[net.movies] notes on After Hours

steven@ism70.UUCP (09/30/85)

AFTER HOURS

Starring Griffin Dunne, Rosanna Arquette and Linda Fiorentino.

Also starring Verna Bloom, Thomas Chong, Teri Garr, John Heard,
Cheech Marin, Catherine O'Hara, Dick Miller and Bronson Pinchot.

Directed by Martin Scorsese. Written by Joseph Minion. Produced
by Amy Robinson, Griffin Dunne and Robert F. Colesberry.

Photographed by Michael Ballhaus. Production Designed by Jeffrey
Townsend. Edited by Thelma Schoonmaker. Music by Howard Shore.

From Warner Bros. Pictures (1985).

New York is to Hollywood as "After Hours" is to "Into the Night."
And it says something about Hollywood, I think, that "After Hours"
is a much better work.

Griffin Dunne plays normal guy Paul Hackett, a word processor
living in New York City. He wasn't asking for much out of life.
All he wanted to do that evening was meet the nice girl (Rosanna
Arquette) that he saw in the coffee shop. So she said, "Come
over, I live in SoHo." So he did. But then he found he couldn't get
home...

That's the setup to this hysterically funny pitch-black comedy.
The joke is that the harder Paul struggles to get out of what
he's gotten himself into, the more the intricate web of
circumstances and coincidences close in around him. Scorsese and
Minion have created a dreamy world in the after hours night of
the artsy SoHo district wherein you with your cable tv lifestyle
are the weird outcast. Kinky Kiki (Linda Fiorentino) and moody
Marcy (Rosanna) are least of Paul's problems after he stumbles
his way out of the aborted date.

Scorsese handles a great cast with perfect aplomb. He uses star
names the way Hitch used to in his audience pictures. If a
character isn't going to be onscreen for a long time, you want to
cast a familiar actress/actor so that the audience can
immediately "know" the person based on their screen persona.
That's how Teri Garr, Cheech and Chong, and Catherine O'Hara get
their work done.
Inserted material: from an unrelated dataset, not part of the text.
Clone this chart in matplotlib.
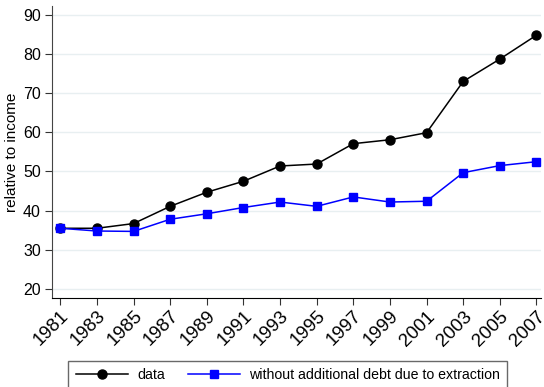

Dunne, Arquette and Fiorentino don't strike one
false note (the two ladies are more, ahem, remarkable than I've
ever seen them).  And doesn't Dunne look remarkably like Dudley
Moore when his hair is wet??

Scorsese shows up in the picture in Club Berlin; you see him in a
Russian commisar's coat manning the spotlights from on high.
That's just what he does in this picture: run things full steam,
on high. Michael Ballhaus' camera prowls restlessly. We go from
extreme close-ups quick cutting to a point of view that barely
stops moving the whole flick, and sometimes moves really fast.
The directorial style is incredibly kinetic; there are zooms and
tracks and swirls in all sorts of interior dialogue scenes where
you really don't expect to see that kind of camera work. It all
fits beautifully. Telling montages of sound and image by Thelma
Schoonmaker (the rattrap, the paperwork stacking up in the office
as Bronson Pinchot talks in the first scene).

One of the best pictures of the year.  Four stars out of four.